**GOAL OF THE EXERCISE:**
Where a line in the listing below contains the word "React", copy that line.

**PROVIDED RECORDS:**
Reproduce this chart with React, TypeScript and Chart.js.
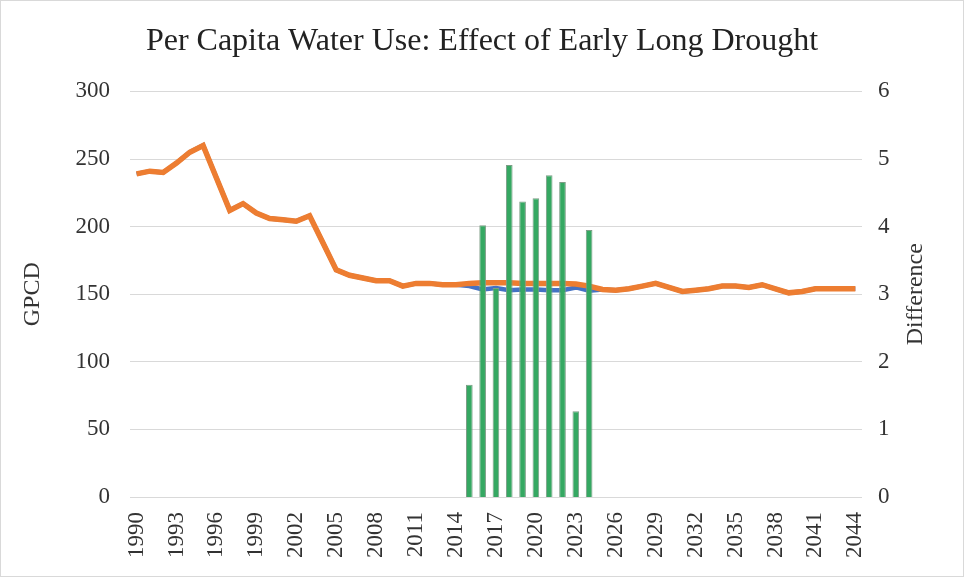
import React, { useEffect, useRef } from "react";
import { Chart, registerables } from "chart.js";

Chart.register(...registerables);

const years = [
  "1990", "1991", "1992", "1993", "1994", "1995", "1996", "1997", "1998", "1999",
  "2000", "2001", "2002", "2003", "2004", "2005", "2006", "2007", "2008", "2009",
  "2010", "2011", "2012", "2013", "2014", "2015", "2016", "2017", "2018", "2019",
  "2020", "2021", "2022", "2023", "2024", "2025", "2026", "2027", "2028", "2029",
  "2030", "2031", "2032", "2033", "2034", "2035", "2036", "2037", "2038", "2039",
  "2040", "2041", "2042", "2043", "2044",
];

// Baseline GPCD (orange)
const baseline = [
  239, 241, 240, 247, 255, 260, 236, 212, 217, 210,
  206, 205, 204, 208, 188, 168, 164, 162, 160, 160,
  156, 158, 158, 157, 157, 158, 158.5, 158.5, 158.5, 158,
  158, 158, 158, 157.5, 156, 153.5, 153, 154, 156, 158,
  155, 152, 153, 154, 156, 156, 155, 157, 154, 151,
  152, 154, 154, 154, 154,
];

// Early long drought GPCD (blue)
const drought = [
  239, 241, 240, 247, 255, 260, 236, 212, 217, 210,
  206, 205, 204, 208, 188, 168, 164, 162, 160, 160,
  156, 158, 158, 157, 157, 156, 153.5, 154.5, 153, 153.5,
  153.5, 153, 153, 155, 152.5, 153.5, 153, 154, 156, 158,
  155, 152, 153, 154, 156, 156, 155, 157, 154, 151,
  152, 154, 154, 154, 154,
];

// Difference (green bars, right axis)
const difference = [
  null, null, null, null, null, null, null, null, null, null,
  null, null, null, null, null, null, null, null, null, null,
  null, null, null, null, null, 1.66, 4.02, 3.09, 4.91, 4.37,
  4.42, 4.76, 4.66, 1.27, 3.95, null, null, null, null, null,
  null, null, null, null, null, null, null, null, null, null,
  null, null, null, null, null,
];

const leftTicks = [0, 50, 100, 150, 200, 250, 300];
const rightTicks = [0, 1, 2, 3, 4, 5, 6];

const FONT = "'Liberation Serif', 'Times New Roman', serif";

export default function App() {
  const ref = useRef<HTMLCanvasElement | null>(null);

  useEffect(() => {
    if (!ref.current) return;
    const frame = {
      id: "frame",
      beforeDraw(chart: any) {
        const c = chart.ctx;
        c.save();
        c.fillStyle = "#ffffff";
        c.fillRect(0, 0, chart.width, chart.height);
        c.strokeStyle = "#d9d9d9";
        c.lineWidth = 1;
        c.strokeRect(0.5, 0.5, chart.width - 1, chart.height - 1);
        c.restore();
      },
      afterDraw(chart: any) {
        const s = chart.scales.y1;
        const ca = chart.chartArea;
        const c = chart.ctx;
        c.save();
        c.translate(s.right - 48, (ca.top + ca.bottom) / 2);
        c.rotate(-Math.PI / 2);
        c.textAlign = "center";
        c.textBaseline = "middle";
        c.fillStyle = "#333333";
        c.font = `24px ${FONT}`;
        c.fillText("Difference", 0, 0);
        c.restore();
      },
    };

    const chart = new Chart(ref.current, {
      type: "bar",
      data: {
        labels: years,
        datasets: [
          {
            type: "bar",
            label: "Difference",
            data: difference,
            yAxisID: "y1",
            backgroundColor: "#35a862",
            borderColor: "#7c9d86",
            borderWidth: 1,
            barPercentage: 0.5,
            categoryPercentage: 1,
            order: 0,
          },
          {
            type: "line",
            label: "Baseline",
            data: baseline,
            yAxisID: "y",
            borderColor: "#ED7D31",
            backgroundColor: "#ED7D31",
            borderWidth: 5.5,
            pointRadius: 0,
            tension: 0,
            order: 1,
          },
          {
            type: "line",
            label: "Early Long Drought",
            data: drought,
            yAxisID: "y",
            borderColor: "#4472C4",
            backgroundColor: "#4472C4",
            borderWidth: 4.5,
            pointRadius: 0,
            tension: 0,
            order: 2,
          },
        ] as any,
      },
      options: {
        animation: false,
        responsive: false,
        maintainAspectRatio: false,
        layout: { padding: { left: 0, right: 0, top: 0, bottom: 4 } },
        plugins: {
          legend: { display: false },
          tooltip: { enabled: false },
          title: {
            display: true,
            text: "Per Capita Water Use: Effect of Early Long Drought",
            color: "#222222",
            font: { family: FONT, size: 32, weight: "normal" },
            padding: { top: 22, bottom: 31 },
          },
        },
        scales: {
          x: {
            offset: true,
            grid: { display: false, drawTicks: false },
            border: { display: false },
            ticks: {
              autoSkip: false,
              maxRotation: 90,
              minRotation: 90,
              padding: 15,
              color: "#333333",
              font: { family: FONT, size: 23 },
              callback: (_v: any, i: number) => (i % 3 === 0 ? years[i] : ""),
            },
          },
          y: {
            position: "left",
            min: leftTicks[0],
            max: leftTicks[leftTicks.length - 1],
            afterBuildTicks: (s: any) => {
              s.ticks = leftTicks.map((v) => ({ value: v }));
            },
            grid: { color: "#d9d9d9", lineWidth: 1, drawTicks: false },
            border: { display: false },
            ticks: {
              padding: 20,
              color: "#333333",
              font: { family: FONT, size: 23 },
            },
            title: {
              display: true,
              text: "GPCD",
              color: "#333333",
              font: { family: FONT, size: 24 },
              padding: { top: 18.6, bottom: 8 },
            },
          },
          y1: {
            position: "right",
            min: rightTicks[0],
            max: rightTicks[rightTicks.length - 1],
            afterBuildTicks: (s: any) => {
              s.ticks = rightTicks.map((v) => ({ value: v }));
            },
            grid: { display: false, drawTicks: false },
            border: { display: false },
            ticks: {
              padding: 16,
              color: "#333333",
              font: { family: FONT, size: 23 },
            },
            title: {
              display: true,
              text: "Difference",
              color: "rgba(0,0,0,0)",
              font: { family: FONT, size: 24 },
              padding: { top: 20, bottom: 9.7 },
            },
          },
        },
      } as any,
      plugins: [frame],
    });
    return () => chart.destroy();
  }, []);

  return (
    <div style={{ position: "fixed", left: 0, top: 0, width: 964, height: 577 }}>
      <canvas ref={ref} width={964} height={577} style={{ width: 964, height: 577, display: "block" }} />
    </div>
  );
}
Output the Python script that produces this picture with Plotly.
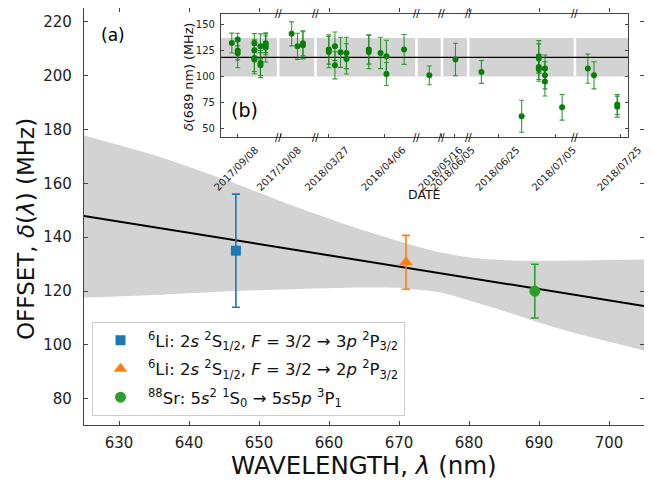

**TASK ANSWER:**
Reproduce this chart with React, TypeScript and Chart.js.
import React, { useEffect, useRef } from "react";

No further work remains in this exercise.